I would suspect that most orthodox Lutherans would be appalled at such a conclusion -- even though I am sure that many on the liberal end of Lutheranism would agree and echo his sentiments. We should rightly complain about the nearsightedness of such a reading of how the fathers read God's Word and condemn his judgment as less than scholarly and more than plainly wrong in its choices of lens through which the Bible is to be read. Some of those who are reading this are probably asking me why I bother reading Raymond Brown. I should be reading Luther, right?
That is the problem. We Lutherans so often choose our own lens through which we look at things and although it is more modern than the early fathers, it is equally narrow. We run the danger of making Luther the central focus of everything. What Luther said about a passage or how he preached it often becomes the final word in our discussion. How are we really being different from the narrowness of Raymond Brown and his own choice of blinders? This may be what we do today but it is not the shape of historic Lutheranism. After all, Patrologia was coined by Johann Gerhard, who published a book by the same name in 1653.
The Reformers insisted that they were not disdaining or ignoring but rather returning to the pure doctrine that the Church had taught from the time of Christ all the way up to their time. They began by returning to the Scriptures, drawing their teaching from Jesus Christ and His apostles and the written record of Gospel. In addition, the Lutherans rediscovered the true and saving doctrine in the writings of the Early Church fathers and delighted to find in them their knowledge of Scripture, their devotion to God's Word, and how this translated into the classic formulations of Christian theology. Yet today we seem rather myopic in our vision of the fathers, choosing instead to go first to Luther and seldom moving past him into the earlier days of our Christian life.

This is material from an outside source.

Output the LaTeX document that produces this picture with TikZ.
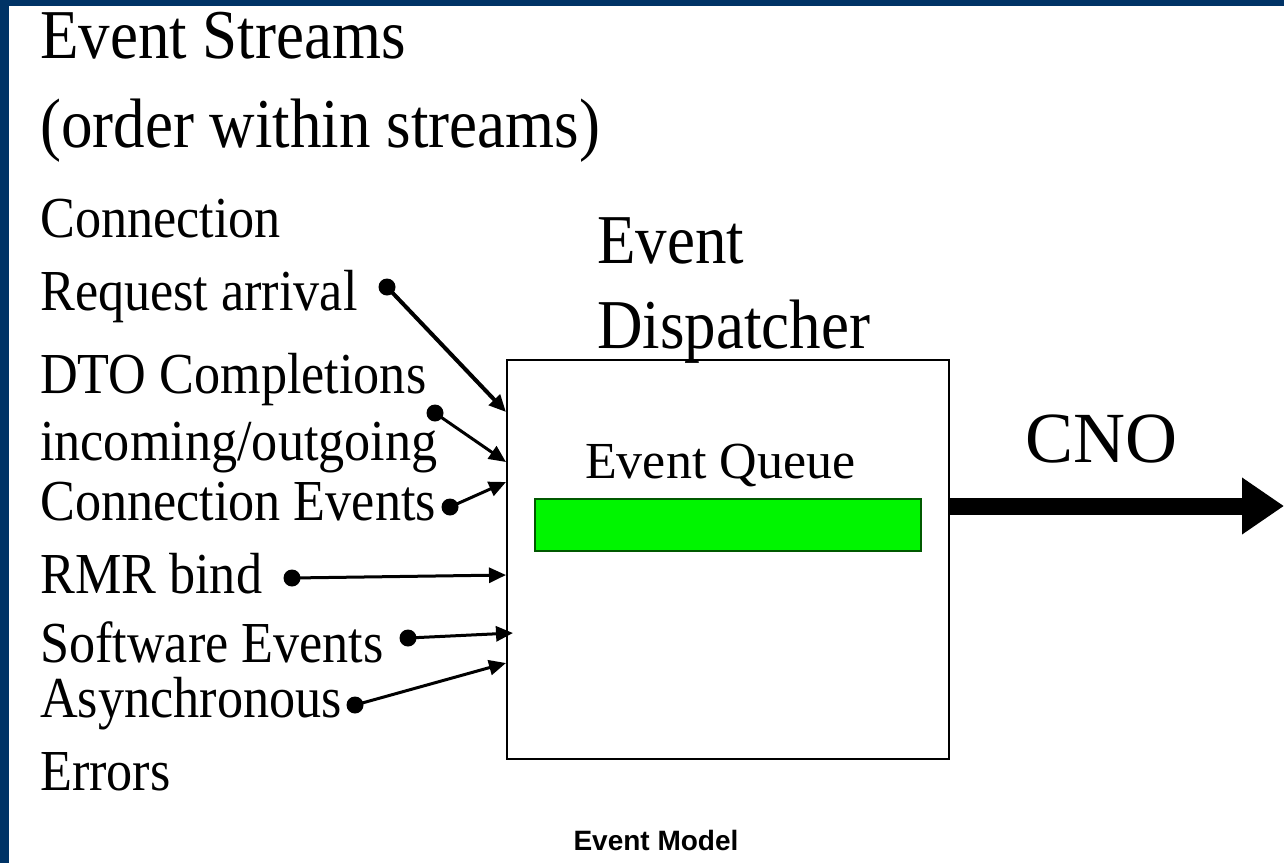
\documentclass[tikz,border=0pt]{standalone}
\usepackage{fontspec}
\setmainfont{Liberation Serif}
\newfontfamily\titlefont[FakeStretch=0.9]{Liberation Serif}
\newfontfamily\capfont{Liberation Sans}
\usepackage{xcolor}
\usetikzlibrary{arrows.meta}
\definecolor{framebl}{RGB}{0,51,102}
\definecolor{queuegreen}{RGB}{0,245,0}

\begin{document}
\begin{tikzpicture}[x=1pt,y=-1pt,
    lbl/.style={anchor=base west,inner sep=0pt,font=\titlefont\fontsize{58}{58}\selectfont},
    big/.style={anchor=base west,inner sep=0pt,font=\titlefont\fontsize{70}{70}\selectfont},
    dot/.style={circle,fill=black,inner sep=0pt,minimum size=17pt},
    feed/.style={-{Triangle[length=17pt,width=15pt]},line width=3pt}]
        \useasboundingbox (0,0) rectangle (1284,863);
        \fill[framebl] (0,0) rectangle (1284,6);
        \fill[framebl] (0,0) rectangle (9,863);
        % titles
        \node[big] (streams) at (40,58) {Event Streams};
        \node[big] (order) at (40,147) {(order within streams)};
        \node[big] (evt) at (597,263) {Event};
        \node[big] (disp) at (597,348) {Dispatcher};
        % event sources
        \node[lbl] (conn) at (40,237) {Connection};
        \node[lbl] (req) at (40,310) {Request arrival};
        \node[lbl] (dto) at (40,393) {DTO Completions};
        \node[lbl] (inout) at (40,460) {incoming/outgoing};
        \node[lbl] (connev) at (40,520) {Connection Events};
        \node[lbl] (rmr) at (40,593) {RMR bind};
        \node[lbl] (soft) at (40,662) {Software Events};
        \node[lbl] (async) at (40,717) {Asynchronous};
        \node[lbl] (err) at (40,790) {Errors};
        % dispatcher box and queue
        \node[draw,line width=2pt,minimum width=442pt,minimum height=399pt,inner sep=0pt] (dispatcher) at (728,559.5) {};
        \node[anchor=base west,inner sep=0pt,font=\fontsize{52}{52}\selectfont] (qlabel) at (585,478) {Event Queue};
        \node[draw=green!35!black,fill=queuegreen,line width=1.2pt,minimum width=386pt,minimum height=52pt,inner sep=0pt] (queue) at (728,525) {};
        \node[anchor=base west,inner sep=0pt,font=\fontsize{72}{72}\selectfont] (cno) at (1025,462) {CNO};
        \node[anchor=base,inner sep=0pt,font=\capfont\bfseries\fontsize{28}{28}\selectfont] (caption) at (656,850) {Event Model};
        % dots and entry points
        \node[dot] (d1) at (387,287) {};
        \node[dot] (d2) at (435,413) {};
        \node[dot] (d3) at (450,507) {};
        \node[dot] (d4) at (292,578) {};
        \node[dot] (d5) at (408,638) {};
        \node[dot] (d6) at (355,705) {};
        \coordinate (t1) at (506,412);
        \coordinate (t2) at (506,462);
        \coordinate (t3) at (506,482);
        \coordinate (t4) at (506,575);
        \coordinate (t5) at (513,633);
        \coordinate (t6) at (506,663);
        \draw[feed,line width=4pt] (d1.center) -- (t1);
        \foreach \i in {2,...,6}
            \draw[feed] (d\i.center) -- (t\i);
        % output
        \coordinate (cnoin) at (948,506);
        \coordinate (cnoout) at (1284,506);
        \draw[-{Triangle[length=42pt,width=54pt]},line width=17pt] (cnoin) -- (cnoout);
\end{tikzpicture}
\end{document}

I do not know when it happened but it has and this is a betrayal to the rich and profound legacy our Lutheran fathers had on the witness and vision of those who went before. Read through the Lutheran Confessions and, outside of the Small Catechism, you find an appeal to the fathers written into every page. Even the phrases and vocabulary of the fathers made their way into Lutheranism. We do not afford veto power to any age or generation of men but prefer to build upon the work of the faithful who went before us giving Scripture alone the norming power over it all. With the claim of catholicity written into our confessional documents, we cannot afford to being and end all things at Luther alone. This does not in any way diminish the value or importance of Luther but, just the opposite, follows his own example and the pattern of those who followed him. So let us more generally affirm that we are students of the fathers as they were students of Scripture and that we learn from them in how they handled God's Word even as we admit that they are not infallible.